[Dataset excerpt]
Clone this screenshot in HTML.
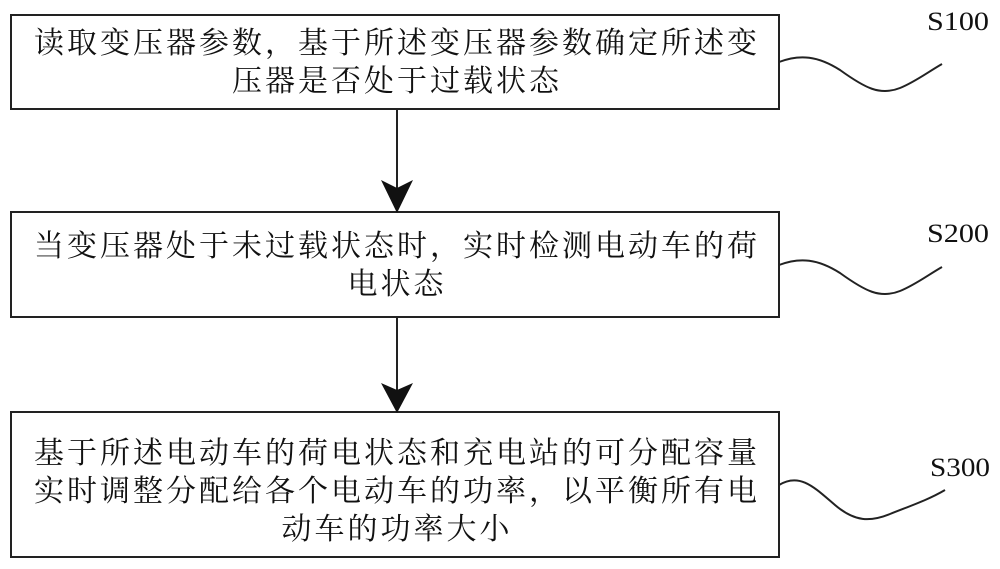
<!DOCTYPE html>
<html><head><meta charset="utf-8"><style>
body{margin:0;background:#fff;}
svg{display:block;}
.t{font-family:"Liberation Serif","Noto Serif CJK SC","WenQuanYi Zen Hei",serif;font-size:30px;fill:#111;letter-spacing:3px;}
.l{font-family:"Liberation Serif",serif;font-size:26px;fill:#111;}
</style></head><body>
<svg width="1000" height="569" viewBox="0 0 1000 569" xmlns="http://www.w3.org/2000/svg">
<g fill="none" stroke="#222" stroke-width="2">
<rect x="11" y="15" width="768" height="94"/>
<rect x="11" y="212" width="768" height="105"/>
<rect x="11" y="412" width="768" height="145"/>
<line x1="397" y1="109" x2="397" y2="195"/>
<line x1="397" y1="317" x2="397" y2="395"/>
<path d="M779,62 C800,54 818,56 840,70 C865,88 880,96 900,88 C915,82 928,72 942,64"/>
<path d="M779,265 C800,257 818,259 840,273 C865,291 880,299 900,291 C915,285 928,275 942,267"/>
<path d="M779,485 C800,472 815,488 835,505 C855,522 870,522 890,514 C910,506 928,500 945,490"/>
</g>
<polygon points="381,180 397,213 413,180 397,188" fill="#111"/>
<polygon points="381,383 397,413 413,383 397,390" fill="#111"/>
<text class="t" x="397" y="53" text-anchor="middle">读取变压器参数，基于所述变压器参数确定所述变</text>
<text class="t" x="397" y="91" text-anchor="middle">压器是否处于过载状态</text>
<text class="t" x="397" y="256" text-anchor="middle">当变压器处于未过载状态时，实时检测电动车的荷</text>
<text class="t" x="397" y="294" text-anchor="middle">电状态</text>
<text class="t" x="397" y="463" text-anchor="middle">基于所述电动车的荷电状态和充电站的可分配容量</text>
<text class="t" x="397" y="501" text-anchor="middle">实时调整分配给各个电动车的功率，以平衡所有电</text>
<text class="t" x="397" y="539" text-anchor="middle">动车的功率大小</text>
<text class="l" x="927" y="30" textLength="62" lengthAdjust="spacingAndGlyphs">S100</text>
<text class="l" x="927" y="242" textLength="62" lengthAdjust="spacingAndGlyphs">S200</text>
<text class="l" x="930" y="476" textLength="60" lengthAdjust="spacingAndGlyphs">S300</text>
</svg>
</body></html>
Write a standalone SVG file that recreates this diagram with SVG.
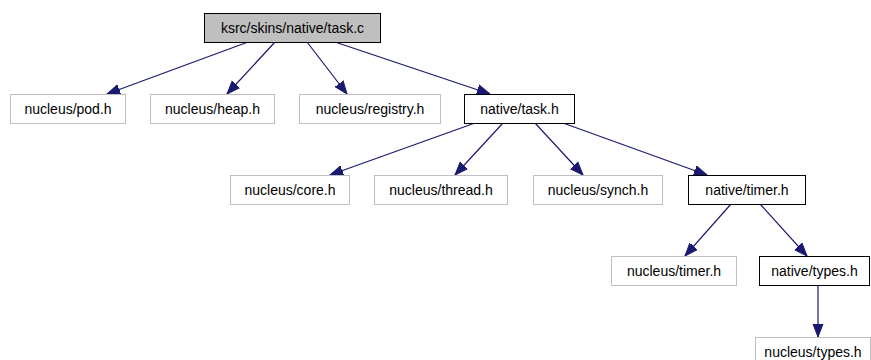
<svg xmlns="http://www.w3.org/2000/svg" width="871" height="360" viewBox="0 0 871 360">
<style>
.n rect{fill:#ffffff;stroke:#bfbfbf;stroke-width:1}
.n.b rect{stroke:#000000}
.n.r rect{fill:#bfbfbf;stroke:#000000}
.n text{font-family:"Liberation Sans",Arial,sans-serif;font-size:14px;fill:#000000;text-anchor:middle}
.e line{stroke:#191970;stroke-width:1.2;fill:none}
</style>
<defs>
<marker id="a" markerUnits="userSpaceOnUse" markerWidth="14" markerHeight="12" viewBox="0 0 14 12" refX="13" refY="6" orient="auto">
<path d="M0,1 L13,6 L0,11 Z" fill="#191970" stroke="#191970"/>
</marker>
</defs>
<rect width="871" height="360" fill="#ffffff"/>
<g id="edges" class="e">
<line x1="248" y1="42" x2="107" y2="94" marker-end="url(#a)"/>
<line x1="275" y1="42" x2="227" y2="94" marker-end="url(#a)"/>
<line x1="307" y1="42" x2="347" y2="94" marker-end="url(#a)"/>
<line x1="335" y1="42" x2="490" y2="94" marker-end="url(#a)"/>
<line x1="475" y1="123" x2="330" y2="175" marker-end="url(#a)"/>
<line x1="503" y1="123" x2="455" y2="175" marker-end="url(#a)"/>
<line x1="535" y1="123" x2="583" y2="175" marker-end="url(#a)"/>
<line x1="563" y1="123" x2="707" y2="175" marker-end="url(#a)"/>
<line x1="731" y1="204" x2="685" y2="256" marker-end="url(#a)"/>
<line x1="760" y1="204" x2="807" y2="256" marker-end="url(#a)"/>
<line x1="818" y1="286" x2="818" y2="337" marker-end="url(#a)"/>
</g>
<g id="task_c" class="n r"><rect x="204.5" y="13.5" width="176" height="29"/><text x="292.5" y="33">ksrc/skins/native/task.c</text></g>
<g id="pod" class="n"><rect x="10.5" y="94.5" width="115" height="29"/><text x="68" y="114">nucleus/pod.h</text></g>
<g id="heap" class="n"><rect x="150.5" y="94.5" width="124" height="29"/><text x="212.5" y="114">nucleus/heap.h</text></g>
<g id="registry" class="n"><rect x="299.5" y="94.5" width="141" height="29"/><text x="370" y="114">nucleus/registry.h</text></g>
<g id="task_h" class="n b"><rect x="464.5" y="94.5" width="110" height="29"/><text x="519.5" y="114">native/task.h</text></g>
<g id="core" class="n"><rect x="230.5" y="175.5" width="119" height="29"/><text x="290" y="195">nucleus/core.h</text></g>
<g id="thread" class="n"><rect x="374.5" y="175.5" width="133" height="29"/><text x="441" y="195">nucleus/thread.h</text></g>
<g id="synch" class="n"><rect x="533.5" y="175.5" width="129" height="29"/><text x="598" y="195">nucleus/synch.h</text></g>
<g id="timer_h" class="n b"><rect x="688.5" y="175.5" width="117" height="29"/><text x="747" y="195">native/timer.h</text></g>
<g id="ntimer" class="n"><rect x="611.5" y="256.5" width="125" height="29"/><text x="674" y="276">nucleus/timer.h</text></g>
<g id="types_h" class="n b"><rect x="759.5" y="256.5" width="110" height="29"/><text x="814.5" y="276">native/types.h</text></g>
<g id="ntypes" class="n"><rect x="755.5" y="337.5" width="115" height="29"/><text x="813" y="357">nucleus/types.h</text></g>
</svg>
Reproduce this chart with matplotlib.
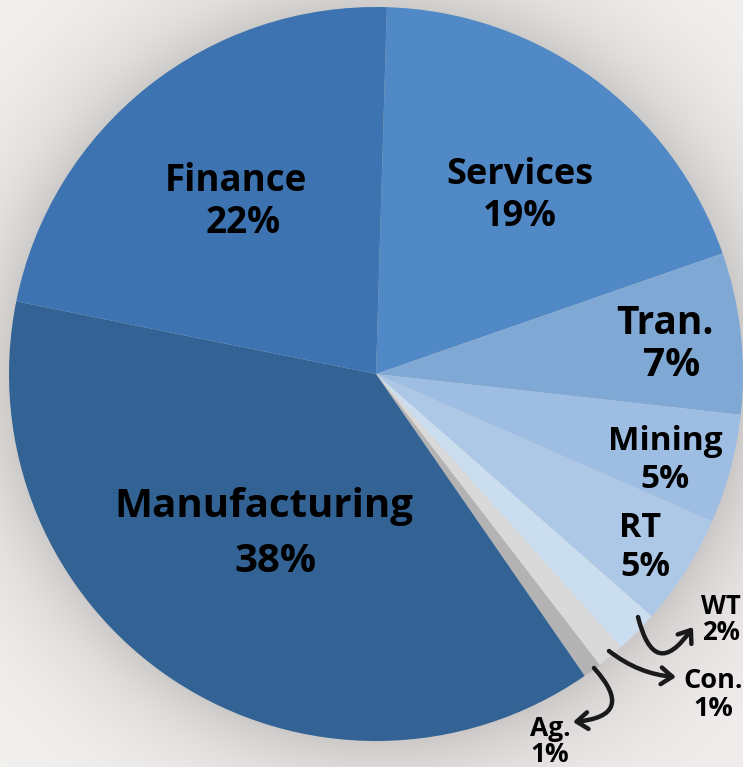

* **Short problem**:
Copy the material above exactly and drop the pictures.

* **Worked solution**:
Clone this screenshot in HTML.
<!DOCTYPE html>
<html><head><meta charset="utf-8"><style>
body{margin:0;background:#fff;}
svg{display:block;}
.t{font-family:"Liberation Serif","Noto Serif CJK SC","WenQuanYi Zen Hei",serif;font-size:30px;fill:#111;letter-spacing:3px;}
.l{font-family:"Liberation Serif",serif;font-size:26px;fill:#111;}
</style></head><body>
<svg width="1000" height="569" viewBox="0 0 1000 569" xmlns="http://www.w3.org/2000/svg">
<g fill="none" stroke="#222" stroke-width="2">
<rect x="11" y="15" width="768" height="94"/>
<rect x="11" y="212" width="768" height="105"/>
<rect x="11" y="412" width="768" height="145"/>
<line x1="397" y1="109" x2="397" y2="195"/>
<line x1="397" y1="317" x2="397" y2="395"/>
<path d="M779,62 C800,54 818,56 840,70 C865,88 880,96 900,88 C915,82 928,72 942,64"/>
<path d="M779,265 C800,257 818,259 840,273 C865,291 880,299 900,291 C915,285 928,275 942,267"/>
<path d="M779,485 C800,472 815,488 835,505 C855,522 870,522 890,514 C910,506 928,500 945,490"/>
</g>
<polygon points="381,180 397,213 413,180 397,188" fill="#111"/>
<polygon points="381,383 397,413 413,383 397,390" fill="#111"/>
<text class="t" x="397" y="53" text-anchor="middle">读取变压器参数，基于所述变压器参数确定所述变</text>
<text class="t" x="397" y="91" text-anchor="middle">压器是否处于过载状态</text>
<text class="t" x="397" y="256" text-anchor="middle">当变压器处于未过载状态时，实时检测电动车的荷</text>
<text class="t" x="397" y="294" text-anchor="middle">电状态</text>
<text class="t" x="397" y="463" text-anchor="middle">基于所述电动车的荷电状态和充电站的可分配容量</text>
<text class="t" x="397" y="501" text-anchor="middle">实时调整分配给各个电动车的功率，以平衡所有电</text>
<text class="t" x="397" y="539" text-anchor="middle">动车的功率大小</text>
<text class="l" x="927" y="30" textLength="62" lengthAdjust="spacingAndGlyphs">S100</text>
<text class="l" x="927" y="242" textLength="62" lengthAdjust="spacingAndGlyphs">S200</text>
<text class="l" x="930" y="476" textLength="60" lengthAdjust="spacingAndGlyphs">S300</text>
</svg>
</body></html>
Write a standalone SVG file that recreates this diagram with SVG.
<svg xmlns="http://www.w3.org/2000/svg" width="871" height="360" viewBox="0 0 871 360">
<style>
.n rect{fill:#ffffff;stroke:#bfbfbf;stroke-width:1}
.n.b rect{stroke:#000000}
.n.r rect{fill:#bfbfbf;stroke:#000000}
.n text{font-family:"Liberation Sans",Arial,sans-serif;font-size:14px;fill:#000000;text-anchor:middle}
.e line{stroke:#191970;stroke-width:1.2;fill:none}
</style>
<defs>
<marker id="a" markerUnits="userSpaceOnUse" markerWidth="14" markerHeight="12" viewBox="0 0 14 12" refX="13" refY="6" orient="auto">
<path d="M0,1 L13,6 L0,11 Z" fill="#191970" stroke="#191970"/>
</marker>
</defs>
<rect width="871" height="360" fill="#ffffff"/>
<g id="edges" class="e">
<line x1="248" y1="42" x2="107" y2="94" marker-end="url(#a)"/>
<line x1="275" y1="42" x2="227" y2="94" marker-end="url(#a)"/>
<line x1="307" y1="42" x2="347" y2="94" marker-end="url(#a)"/>
<line x1="335" y1="42" x2="490" y2="94" marker-end="url(#a)"/>
<line x1="475" y1="123" x2="330" y2="175" marker-end="url(#a)"/>
<line x1="503" y1="123" x2="455" y2="175" marker-end="url(#a)"/>
<line x1="535" y1="123" x2="583" y2="175" marker-end="url(#a)"/>
<line x1="563" y1="123" x2="707" y2="175" marker-end="url(#a)"/>
<line x1="731" y1="204" x2="685" y2="256" marker-end="url(#a)"/>
<line x1="760" y1="204" x2="807" y2="256" marker-end="url(#a)"/>
<line x1="818" y1="286" x2="818" y2="337" marker-end="url(#a)"/>
</g>
<g id="task_c" class="n r"><rect x="204.5" y="13.5" width="176" height="29"/><text x="292.5" y="33">ksrc/skins/native/task.c</text></g>
<g id="pod" class="n"><rect x="10.5" y="94.5" width="115" height="29"/><text x="68" y="114">nucleus/pod.h</text></g>
<g id="heap" class="n"><rect x="150.5" y="94.5" width="124" height="29"/><text x="212.5" y="114">nucleus/heap.h</text></g>
<g id="registry" class="n"><rect x="299.5" y="94.5" width="141" height="29"/><text x="370" y="114">nucleus/registry.h</text></g>
<g id="task_h" class="n b"><rect x="464.5" y="94.5" width="110" height="29"/><text x="519.5" y="114">native/task.h</text></g>
<g id="core" class="n"><rect x="230.5" y="175.5" width="119" height="29"/><text x="290" y="195">nucleus/core.h</text></g>
<g id="thread" class="n"><rect x="374.5" y="175.5" width="133" height="29"/><text x="441" y="195">nucleus/thread.h</text></g>
<g id="synch" class="n"><rect x="533.5" y="175.5" width="129" height="29"/><text x="598" y="195">nucleus/synch.h</text></g>
<g id="timer_h" class="n b"><rect x="688.5" y="175.5" width="117" height="29"/><text x="747" y="195">native/timer.h</text></g>
<g id="ntimer" class="n"><rect x="611.5" y="256.5" width="125" height="29"/><text x="674" y="276">nucleus/timer.h</text></g>
<g id="types_h" class="n b"><rect x="759.5" y="256.5" width="110" height="29"/><text x="814.5" y="276">native/types.h</text></g>
<g id="ntypes" class="n"><rect x="755.5" y="337.5" width="115" height="29"/><text x="813" y="357">nucleus/types.h</text></g>
</svg>
Reproduce this chart with matplotlib.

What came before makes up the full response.